Cultural Relevance: An Intimate Glimpse
A glimpse into everyday moments (photo exhibit).
March 23, 2023
4:00 to 7:00 pm
March 27 to April 27, 2023
Monday to Thursday
12:00 to 4:00 pm
About the Exhibition
As a gallery in an educational institution, we are tasked with devising ways to expand the definition of art and the scope of our role within the community. As educators, we realize that we have a responsibility to be self-reflective, to explore, and to address how we view and practice the process of educating. The idea for this exhibit had its beginnings in a series of conversations with Brian Rickel, Kathryn Mayo, Ray Neuharth, Robin Johnson and Martin Flynn about the mission of the CRC Gallery. Over the course of two semesters, there were several impromptu discussions about how we could represent the demographic and cultural make-up of our CRC community and initiate a dialog about hope and change.

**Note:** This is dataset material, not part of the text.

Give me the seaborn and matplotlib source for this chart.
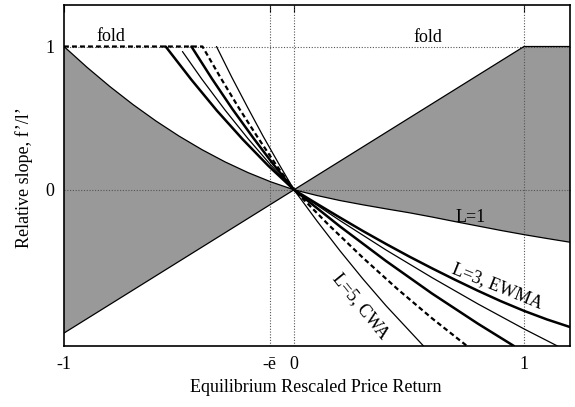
import numpy as np
import matplotlib
matplotlib.use("Agg")
import matplotlib.pyplot as plt
import seaborn as sns

# L=1 curve, edge of the grey region
l1_x = [-1.0, -0.9, -0.8, -0.7, -0.6, -0.5, -0.4, -0.3, -0.2, -0.1, 0.0,
        0.1, 0.2, 0.3, 0.4, 0.5, 0.6, 0.7, 0.8, 0.9, 1.0, 1.1, 1.2]
l1_y = [1.0, 0.855, 0.72, 0.595, 0.48, 0.375, 0.28, 0.195, 0.12, 0.055, 0.0,
        -0.04, -0.075, -0.105, -0.133, -0.16, -0.19, -0.222, -0.253, -0.284, -0.313, -0.34, -0.366]

# straight edge of the grey region (f'/l' = x, capped at the fold)
diag_x = [-1.0, 0.0, 1.0, 1.2]
diag_y = [-1.0, 0.0, 1.0, 1.0]

# L=3, EWMA (thick)
ewma_x = [-0.558, -0.446, -0.335, -0.223, -0.112, 0.0,
          0.1, 0.2, 0.3, 0.4, 0.5, 0.6, 0.7, 0.8, 0.9, 1.0, 1.1, 1.2]
ewma_y = [1.0, 0.768, 0.552, 0.352, 0.168, 0.0,
          -0.098, -0.194, -0.288, -0.378, -0.465, -0.548, -0.628, -0.705, -0.778, -0.845, -0.905, -0.958]

# thin curve between
thin2_x = [-0.485, -0.40, -0.30, -0.20, -0.10, 0.0, 0.2, 0.4, 0.6, 0.8, 1.0, 1.145]
thin2_y = [0.965, 0.771, 0.557, 0.357, 0.171, 0.0, -0.215, -0.42, -0.613, -0.797, -0.971, -1.09]

# thick curve between
thick3_x = [-0.446, -0.357, -0.268, -0.178, -0.089, 0.0, 0.2, 0.4, 0.6, 0.8, 0.956]
thick3_y = [1.0, 0.776, 0.564, 0.364, 0.176, 0.0, -0.256, -0.497, -0.724, -0.935, -1.09]

# dashed curve, runs along the fold first
dash_x = [-1.0, -0.398, -0.318, -0.239, -0.159, -0.08, 0.0, 0.15, 0.3, 0.45, 0.6, 0.752]
dash_y = [1.0, 1.0, 0.779, 0.569, 0.369, 0.179, 0.0, -0.244, -0.475, -0.693, -0.897, -1.09]

# L=5, CWA (thin)
cwa_x = [-0.337, -0.27, -0.202, -0.135, -0.067, 0.0, 0.1, 0.2, 0.3, 0.4, 0.563]
cwa_y = [1.0, 0.784, 0.576, 0.376, 0.184, 0.0, -0.218, -0.426, -0.623, -0.809, -1.09]

xtick_pos = [-1, -0.105, 0, 1]
xtick_lab = ['-1', '-ē', '0', '1']
ytick_pos = [0, 1]
ytick_lab = ['0', '1']

sns.set_style("white")
plt.rcParams['font.family'] = ['Liberation Serif', 'DejaVu Serif']
plt.rcParams['text.color'] = 'black'
plt.rcParams['axes.labelcolor'] = 'black'

fig = plt.figure(figsize=(5.75, 4.07), dpi=100)
ax = fig.add_axes([0.1113, 0.150, 0.880, 0.8378])

# grey regions
left_px = l1_x[:11] + diag_x[:2][::-1]
left_py = l1_y[:11] + diag_y[:2][::-1]
ax.fill(left_px, left_py, color='#999999', lw=0, zorder=1)
right_px = diag_x[1:] + l1_x[10:][::-1]
right_py = diag_y[1:] + l1_y[10:][::-1]
ax.fill(right_px, right_py, color='#999999', lw=0, zorder=1)

# dotted guides
dot = dict(color='#555555', lw=0.8, ls=(0, (1, 1.5)), zorder=2)
for xv in [-0.105, 0, 1]:
    ax.axvline(xv, **dot)
for yv in [0, 1]:
    ax.axhline(yv, **dot)

# boundaries
sns.lineplot(x=l1_x, y=l1_y, sort=False, estimator=None, color='black', linewidth=0.9, ax=ax, zorder=3)
sns.lineplot(x=diag_x, y=diag_y, sort=False, estimator=None, color='black', linewidth=0.9, ax=ax, zorder=3)

# model curves
sns.lineplot(x=ewma_x, y=ewma_y, sort=False, estimator=None, color='black', linewidth=1.8, ax=ax, zorder=4)
sns.lineplot(x=thin2_x, y=thin2_y, sort=False, estimator=None, color='black', linewidth=0.9, ax=ax, zorder=4)
sns.lineplot(x=thick3_x, y=thick3_y, sort=False, estimator=None, color='black', linewidth=1.8, ax=ax, zorder=4)
sns.lineplot(x=dash_x, y=dash_y, sort=False, estimator=None, color='black', linewidth=1.6,
             linestyle=(0, (2.2, 1.4)), ax=ax, zorder=4)
sns.lineplot(x=cwa_x, y=cwa_y, sort=False, estimator=None, color='black', linewidth=0.9, ax=ax, zorder=4)

# annotations
ax.text(-0.797, 1.07, 'fold', fontsize=13, ha='center', va='center')
ax.text(0.584, 1.065, 'fold', fontsize=13, ha='center', va='center')
ax.text(0.767, -0.196, 'L=1', fontsize=13, ha='center', va='center')
ax.text(0.885, -0.675, 'L=3, EWMA', fontsize=13, ha='center', va='center', rotation=-22,
        rotation_mode='anchor')
ax.text(0.288, -0.815, 'L=5, CWA', fontsize=13, ha='center', va='center', rotation=-51,
        rotation_mode='anchor')

ax.set_xlim(-1.0, 1.2)
ax.set_ylim(-1.09, 1.29)
ax.set_xticks(xtick_pos)
ax.set_xticklabels(xtick_lab)
ax.set_yticks(ytick_pos)
ax.set_yticklabels(ytick_lab)
ax.tick_params(direction='in', top=True, right=True, length=5, width=0.8,
               labelsize=13, pad=7, colors='black')
for s in ax.spines.values():
    s.set_color('black')
    s.set_linewidth(1.2)

ax.set_xlabel('Equilibrium Rescaled Price Return', fontsize=13)
ax.set_ylabel('Relative slope, f’/l’', fontsize=13)
ax.xaxis.set_label_coords(0.498, -0.097)
ax.yaxis.set_label_coords(-0.062, 0.493)

fig.savefig('out.png', dpi=100)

Without the vision, artistry and contribution of these people, this work could not have been realized.
The concept of education is evolving, and a more democratic and cooperative model of learning is emerging. We began to reimagine the relationship between educators and the community, and decided to invite the community to educate us. To that end, we began to plan an exhibit celebrating the everyday expression of culture as experienced by the people who identify with that culture. We have recruited participants from a spectrum of roles and cultures. They represent cultural constructs built around race and nationality; sexual orientation and identification; and interests like gaming, manga, the arts, food, machines and many others. Participants will be taking photographs of their everyday moments, their food preparation, family gatherings, bedroom décor, gaming systems, costumes, fashion regalia, and anything pertinent to the unique expression of their culture. In that way, they will define their culture according to what they believe their culture to be. This concept of what constitutes culture is complex and as nuanced as our society. Many people identify with several cultures; many are members of several “traditional” cultures. This cultural evolution of idea and identity is expressed through the lens of the personal. It gives us a glimpse into that complex model of evolving culture and provides a window into ways in which we perceive ourselves and our reality. Ultimately, multiculturalism is changing the syntax of our cultural dialog.

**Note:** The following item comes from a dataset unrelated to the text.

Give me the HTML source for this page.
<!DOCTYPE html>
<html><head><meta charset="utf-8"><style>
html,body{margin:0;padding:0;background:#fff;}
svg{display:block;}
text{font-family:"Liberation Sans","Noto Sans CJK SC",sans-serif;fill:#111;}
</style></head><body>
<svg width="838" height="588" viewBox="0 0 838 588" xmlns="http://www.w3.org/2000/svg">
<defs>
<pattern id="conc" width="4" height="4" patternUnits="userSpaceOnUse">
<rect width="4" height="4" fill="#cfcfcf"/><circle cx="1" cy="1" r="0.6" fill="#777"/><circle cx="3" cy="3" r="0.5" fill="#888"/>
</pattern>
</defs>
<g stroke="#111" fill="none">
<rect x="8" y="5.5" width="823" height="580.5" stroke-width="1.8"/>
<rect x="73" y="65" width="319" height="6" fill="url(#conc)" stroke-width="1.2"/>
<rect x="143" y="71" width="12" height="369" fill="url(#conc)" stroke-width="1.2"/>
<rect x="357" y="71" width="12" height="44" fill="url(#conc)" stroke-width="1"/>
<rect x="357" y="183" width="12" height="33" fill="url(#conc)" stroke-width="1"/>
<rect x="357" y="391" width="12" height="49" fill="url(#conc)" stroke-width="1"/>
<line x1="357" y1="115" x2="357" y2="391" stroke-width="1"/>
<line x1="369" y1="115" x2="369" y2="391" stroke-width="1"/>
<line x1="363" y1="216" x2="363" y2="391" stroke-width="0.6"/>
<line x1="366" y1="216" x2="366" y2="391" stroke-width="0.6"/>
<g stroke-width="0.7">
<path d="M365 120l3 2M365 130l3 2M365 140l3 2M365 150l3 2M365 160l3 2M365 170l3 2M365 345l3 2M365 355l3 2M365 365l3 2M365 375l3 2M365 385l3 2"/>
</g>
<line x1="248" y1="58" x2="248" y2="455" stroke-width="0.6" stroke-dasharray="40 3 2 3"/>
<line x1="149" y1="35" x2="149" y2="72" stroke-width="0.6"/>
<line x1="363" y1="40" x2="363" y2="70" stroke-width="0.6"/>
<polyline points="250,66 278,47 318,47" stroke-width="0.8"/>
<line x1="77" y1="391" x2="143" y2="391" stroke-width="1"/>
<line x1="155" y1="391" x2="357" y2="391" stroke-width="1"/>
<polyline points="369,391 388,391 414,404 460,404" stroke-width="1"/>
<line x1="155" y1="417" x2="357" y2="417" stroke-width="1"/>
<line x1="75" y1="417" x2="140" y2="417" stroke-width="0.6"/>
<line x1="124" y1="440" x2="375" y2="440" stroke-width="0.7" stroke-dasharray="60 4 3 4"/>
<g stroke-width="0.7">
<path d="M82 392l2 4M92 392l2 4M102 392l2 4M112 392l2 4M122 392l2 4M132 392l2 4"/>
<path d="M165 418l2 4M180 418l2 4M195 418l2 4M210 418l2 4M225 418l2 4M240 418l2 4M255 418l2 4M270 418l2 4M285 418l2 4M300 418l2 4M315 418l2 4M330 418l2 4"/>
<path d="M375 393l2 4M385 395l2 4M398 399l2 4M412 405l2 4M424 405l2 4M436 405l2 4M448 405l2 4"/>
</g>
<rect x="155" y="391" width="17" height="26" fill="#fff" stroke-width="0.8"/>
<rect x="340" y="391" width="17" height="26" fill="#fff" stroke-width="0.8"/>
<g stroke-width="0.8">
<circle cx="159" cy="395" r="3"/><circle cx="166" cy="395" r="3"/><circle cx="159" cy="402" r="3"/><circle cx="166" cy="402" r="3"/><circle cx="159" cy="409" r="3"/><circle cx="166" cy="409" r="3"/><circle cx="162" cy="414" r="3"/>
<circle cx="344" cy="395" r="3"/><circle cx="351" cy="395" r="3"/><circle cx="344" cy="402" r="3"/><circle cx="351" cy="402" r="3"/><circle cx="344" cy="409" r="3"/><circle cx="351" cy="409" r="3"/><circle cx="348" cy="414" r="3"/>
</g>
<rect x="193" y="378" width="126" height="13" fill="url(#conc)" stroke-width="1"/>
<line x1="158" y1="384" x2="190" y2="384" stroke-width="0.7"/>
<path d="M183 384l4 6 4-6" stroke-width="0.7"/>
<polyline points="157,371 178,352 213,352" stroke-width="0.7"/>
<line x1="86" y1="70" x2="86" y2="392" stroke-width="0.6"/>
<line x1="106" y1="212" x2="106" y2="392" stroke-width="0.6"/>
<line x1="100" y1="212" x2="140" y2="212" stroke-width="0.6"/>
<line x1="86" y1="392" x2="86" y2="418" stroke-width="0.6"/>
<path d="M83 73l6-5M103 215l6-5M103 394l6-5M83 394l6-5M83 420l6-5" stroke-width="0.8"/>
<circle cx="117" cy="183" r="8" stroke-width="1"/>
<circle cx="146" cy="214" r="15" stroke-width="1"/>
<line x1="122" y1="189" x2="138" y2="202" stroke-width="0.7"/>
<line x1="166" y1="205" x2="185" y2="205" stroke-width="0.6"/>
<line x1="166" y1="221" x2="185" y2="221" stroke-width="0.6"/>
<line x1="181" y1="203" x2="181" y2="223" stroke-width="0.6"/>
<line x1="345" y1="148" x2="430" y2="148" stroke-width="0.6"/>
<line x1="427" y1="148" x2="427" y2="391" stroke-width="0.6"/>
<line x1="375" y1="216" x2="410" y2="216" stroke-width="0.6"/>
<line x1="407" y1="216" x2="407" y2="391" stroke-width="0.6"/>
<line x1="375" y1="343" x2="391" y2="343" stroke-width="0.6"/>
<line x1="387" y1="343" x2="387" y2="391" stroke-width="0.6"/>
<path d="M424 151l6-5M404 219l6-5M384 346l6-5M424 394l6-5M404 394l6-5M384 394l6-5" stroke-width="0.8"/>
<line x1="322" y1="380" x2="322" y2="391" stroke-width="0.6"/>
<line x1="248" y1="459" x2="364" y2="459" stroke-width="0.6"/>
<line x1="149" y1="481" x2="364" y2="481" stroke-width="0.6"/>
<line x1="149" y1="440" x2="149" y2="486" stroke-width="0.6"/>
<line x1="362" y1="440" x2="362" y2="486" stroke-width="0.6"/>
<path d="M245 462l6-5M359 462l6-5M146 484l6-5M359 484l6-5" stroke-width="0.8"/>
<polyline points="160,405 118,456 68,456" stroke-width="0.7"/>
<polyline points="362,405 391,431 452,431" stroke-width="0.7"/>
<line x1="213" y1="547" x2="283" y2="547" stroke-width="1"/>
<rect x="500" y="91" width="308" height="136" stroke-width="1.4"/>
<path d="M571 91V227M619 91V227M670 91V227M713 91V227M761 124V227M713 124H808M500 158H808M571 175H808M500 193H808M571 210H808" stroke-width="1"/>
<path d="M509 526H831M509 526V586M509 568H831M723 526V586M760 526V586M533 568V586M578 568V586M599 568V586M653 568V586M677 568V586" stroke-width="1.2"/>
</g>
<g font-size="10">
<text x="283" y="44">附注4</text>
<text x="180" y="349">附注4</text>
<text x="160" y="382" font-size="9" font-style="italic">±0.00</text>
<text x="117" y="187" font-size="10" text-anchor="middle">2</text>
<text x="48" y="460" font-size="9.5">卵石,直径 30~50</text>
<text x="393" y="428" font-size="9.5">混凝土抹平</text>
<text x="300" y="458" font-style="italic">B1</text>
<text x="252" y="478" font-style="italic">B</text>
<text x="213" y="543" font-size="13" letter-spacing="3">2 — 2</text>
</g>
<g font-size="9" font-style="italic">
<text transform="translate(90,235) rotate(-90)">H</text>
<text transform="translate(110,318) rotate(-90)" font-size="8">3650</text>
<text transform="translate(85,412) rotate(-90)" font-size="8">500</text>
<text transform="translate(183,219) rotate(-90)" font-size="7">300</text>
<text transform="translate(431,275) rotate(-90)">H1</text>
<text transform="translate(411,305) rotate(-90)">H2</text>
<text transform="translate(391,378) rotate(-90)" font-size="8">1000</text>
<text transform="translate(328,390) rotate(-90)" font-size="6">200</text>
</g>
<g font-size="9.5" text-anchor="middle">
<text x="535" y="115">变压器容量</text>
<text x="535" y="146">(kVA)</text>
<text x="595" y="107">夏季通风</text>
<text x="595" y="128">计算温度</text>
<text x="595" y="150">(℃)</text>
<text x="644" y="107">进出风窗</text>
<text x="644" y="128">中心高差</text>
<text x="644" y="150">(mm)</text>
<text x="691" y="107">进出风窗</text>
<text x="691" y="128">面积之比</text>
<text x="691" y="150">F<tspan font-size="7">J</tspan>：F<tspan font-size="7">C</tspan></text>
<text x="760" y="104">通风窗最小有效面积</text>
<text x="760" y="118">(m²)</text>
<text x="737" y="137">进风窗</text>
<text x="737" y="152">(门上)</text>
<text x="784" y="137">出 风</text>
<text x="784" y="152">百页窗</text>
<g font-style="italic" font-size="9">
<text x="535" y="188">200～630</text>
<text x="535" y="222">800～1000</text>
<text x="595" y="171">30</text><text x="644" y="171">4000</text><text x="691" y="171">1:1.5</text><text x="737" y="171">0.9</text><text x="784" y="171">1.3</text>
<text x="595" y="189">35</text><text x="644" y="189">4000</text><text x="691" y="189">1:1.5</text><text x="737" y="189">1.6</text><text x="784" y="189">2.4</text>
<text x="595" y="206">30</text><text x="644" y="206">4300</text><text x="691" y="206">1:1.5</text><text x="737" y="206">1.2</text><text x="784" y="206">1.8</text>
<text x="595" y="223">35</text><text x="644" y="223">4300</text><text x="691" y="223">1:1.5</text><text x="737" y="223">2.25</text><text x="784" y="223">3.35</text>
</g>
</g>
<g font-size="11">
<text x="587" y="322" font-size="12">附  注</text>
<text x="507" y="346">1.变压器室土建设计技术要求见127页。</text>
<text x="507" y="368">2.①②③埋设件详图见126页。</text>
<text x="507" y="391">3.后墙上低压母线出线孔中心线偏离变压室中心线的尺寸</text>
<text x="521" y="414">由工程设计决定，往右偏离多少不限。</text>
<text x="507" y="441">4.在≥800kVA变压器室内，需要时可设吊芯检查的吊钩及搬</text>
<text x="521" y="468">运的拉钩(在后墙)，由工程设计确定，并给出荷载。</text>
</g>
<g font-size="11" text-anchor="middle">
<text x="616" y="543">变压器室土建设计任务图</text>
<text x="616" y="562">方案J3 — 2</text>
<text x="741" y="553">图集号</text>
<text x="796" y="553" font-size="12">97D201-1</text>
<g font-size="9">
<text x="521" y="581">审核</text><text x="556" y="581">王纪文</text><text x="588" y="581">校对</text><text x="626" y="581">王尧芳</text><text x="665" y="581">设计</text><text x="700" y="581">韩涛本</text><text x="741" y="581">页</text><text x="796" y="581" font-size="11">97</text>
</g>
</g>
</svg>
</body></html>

We operate in an amalgamation of cultures. The way we perceive ourselves and our experience is determined by a metaculture that goes beyond insularity. We are embracing our diversity, understanding that our collective culture is enlivened and enriched by our many cultural influences. We become as dimensional and as diverse as our community. It is our intent to show the many faces of culture; we are culture. We are theater. We are music. We are movement. We are technology. We are science. We are Art.